* TASK GOAL *
Scan the material and copy every line in which "drawn" appears.

* DATASET EXCERPT *

◆ ◆ ◆

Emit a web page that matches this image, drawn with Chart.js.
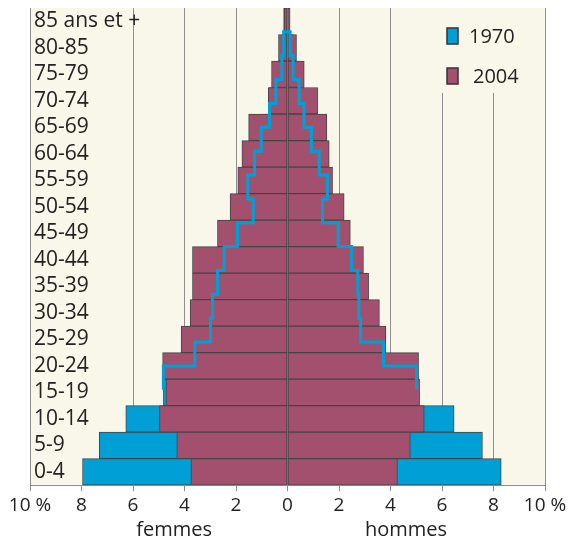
<!DOCTYPE html>
<html>
<head>
<meta charset="utf-8">
<script src="https://cdn.jsdelivr.net/npm/chart.js@4"></script>
<style>
  body { margin: 0; background: #fff; }
  #wrap { width: 582px; height: 540px; }
</style>
</head>
<body>
<div id="wrap"><canvas id="pyramid"></canvas></div>
<script>
const ageGroups = ["85 ans et +", "80-85", "75-79", "70-74", "65-69", "60-64", "55-59", "50-54",
  "45-49", "40-44", "35-39", "30-34", "25-29", "20-24", "15-19", "10-14", "5-9", "0-4"];

// % of population
const women2004 = [0.13, 0.35, 0.62, 0.75, 1.51, 1.77, 1.93, 2.23, 2.72, 3.69, 3.69, 3.78, 4.13, 4.85, 4.72, 4.97, 4.30, 3.75];
const women1970 = [0.15, 0.22, 0.45, 0.70, 1.02, 1.28, 1.54, 1.33, 1.94, 2.46, 2.72, 2.91, 2.99, 3.60, 4.82, 6.28, 7.31, 7.96];
const men2004   = [0.08, 0.35, 0.65, 1.17, 1.53, 1.62, 1.75, 2.20, 2.44, 2.95, 3.15, 3.57, 3.82, 5.09, 5.13, 5.31, 4.77, 4.27];
const men1970   = [0.10, 0.22, 0.45, 0.64, 0.93, 1.23, 1.55, 1.36, 1.97, 2.49, 2.73, 2.77, 2.84, 3.73, 5.01, 6.47, 7.57, 8.30];

const years = ["1970", "2004"];
const sideLabels = ["femmes", "hommes"];

const BLUE = "#00a0d6";
const MAROON = "#a3506f";
const CREAM = "#f9f7e9";
const FONT = "'Open Sans', sans-serif";

// 1970 outline: rows where the blue is drawn as a line over the 2004 bars (85+ down to 15-19)
const outlineRows = 15;
const outline1970 = [];
for (let i = outlineRows - 1; i >= 0; i--) {
  outline1970.push({ x: -women1970[i], y: i + 0.5 });
  outline1970.push({ x: -women1970[i], y: i - 0.5 });
}
for (let i = 0; i < outlineRows; i++) {
  outline1970.push({ x: men1970[i], y: i - 0.5 });
  outline1970.push({ x: men1970[i], y: i + 0.5 });
}

const plotBackground = {
  id: "plotBackground",
  beforeDraw(chart) {
    const { ctx, chartArea } = chart;
    ctx.save();
    ctx.fillStyle = CREAM;
    ctx.fillRect(chartArea.left, chartArea.top, chartArea.right - chartArea.left, chartArea.bottom - chartArea.top);
    ctx.restore();
  }
};

const yearLegend = {
  id: "yearLegend",
  afterDatasetsDraw(chart) {
    const { ctx, chartArea } = chart;
    const left = chartArea.right - 118;
    ctx.save();
    ctx.fillStyle = CREAM;
    ctx.fillRect(left, chartArea.top, 95, 85);
    const colors = [BLUE, MAROON];
    years.forEach((yr, i) => {
      const top = chartArea.top + 20 + i * 40;
      ctx.fillStyle = colors[i];
      ctx.fillRect(left + 20, top, 11, 16);
      ctx.strokeStyle = "#333";
      ctx.lineWidth = 1.5;
      ctx.strokeRect(left + 20, top, 11, 16);
      ctx.fillStyle = "#222";
      ctx.font = "20px " + FONT;
      ctx.textBaseline = "middle";
      ctx.fillText(yr, left + 42 + i * 4, top + 9);
    });
    ctx.restore();
  }
};

new Chart(document.getElementById("pyramid"), {
  type: "bar",
  data: {
    labels: ageGroups,
    datasets: [
      {
        type: "line",
        label: "1970 contour",
        data: outline1970,
        yAxisID: "y2",
        xAxisID: "x",
        borderColor: BLUE,
        borderWidth: 3,
        pointRadius: 0,
        fill: false,
        tension: 0,
        borderJoinStyle: "miter",
        order: 0
      },
      {
        label: "2004 femmes",
        data: women2004.map(v => -v),
        backgroundColor: MAROON,
        order: 1
      },
      {
        label: "2004 hommes",
        data: men2004,
        backgroundColor: MAROON,
        order: 1
      },
      {
        label: "1970 femmes",
        data: women1970.map(v => -v),
        backgroundColor: BLUE,
        order: 2
      },
      {
        label: "1970 hommes",
        data: men1970,
        backgroundColor: BLUE,
        order: 2
      }
    ]
  },
  options: {
    indexAxis: "y",
    responsive: true,
    maintainAspectRatio: false,
    animation: false,
    layout: { padding: { left: 30, right: 37, top: 8, bottom: 0 } },
    datasets: {
      bar: {
        grouped: false,
        barPercentage: 1,
        categoryPercentage: 1,
        borderWidth: 1,
        borderColor: "#444",
        borderSkipped: false
      }
    },
    scales: {
      x: {
        type: "linear",
        position: "bottom",
        min: -10,
        max: 10,
        ticks: {
          stepSize: 2,
          color: "#222",
          padding: 3,
          font: { family: FONT, size: 19 },
          callback: v => (Math.abs(v) === 10 ? "10 %" : String(Math.abs(v)))
        },
        grid: {
          color: ctx => (ctx.tick && ctx.tick.value === -8 ? "rgba(0,0,0,0)" : "#8e8e8e"),
          tickColor: "#8e8e8e",
          tickLength: 6,
          lineWidth: 1
        },
        border: { color: "#8e8e8e" }
      },
      x2: {
        type: "linear",
        position: "bottom",
        min: -10,
        max: 10,
        afterBuildTicks: axis => { axis.ticks = [{ value: -4.4 }, { value: 4.6 }]; },
        ticks: {
          autoSkip: false,
          color: "#222",
          padding: -2,
          font: { family: FONT, size: 20 },
          callback: v => (v < 0 ? sideLabels[0] : sideLabels[1])
        },
        grid: { display: false, drawTicks: false },
        border: { display: false }
      },
      y: {
        type: "category",
        position: "left",
        afterFit: axis => {
          axis.width = 0;
          axis.paddingTop = 0;
          axis.paddingBottom = 0;
        },
        grid: { display: false },
        border: { display: false },
        ticks: {
          autoSkip: false,
          mirror: true,
          padding: 4,
          color: "#222",
          font: { family: FONT, size: 21 }
        }
      },
      y2: {
        type: "linear",
        display: false,
        min: -0.5,
        max: 17.5,
        reverse: true
      }
    },
    plugins: {
      legend: { display: false },
      tooltip: { enabled: false }
    }
  },
  plugins: [plotBackground, yearLegend]
});
</script>
</body>
</html>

◆ ◆ ◆

* WRITTEN SOLUTION *
Emit a web page that matches this image, drawn with Chart.js.
// 1970 outline: rows where the blue is drawn as a line over the 2004 bars (85+ down to 15-19)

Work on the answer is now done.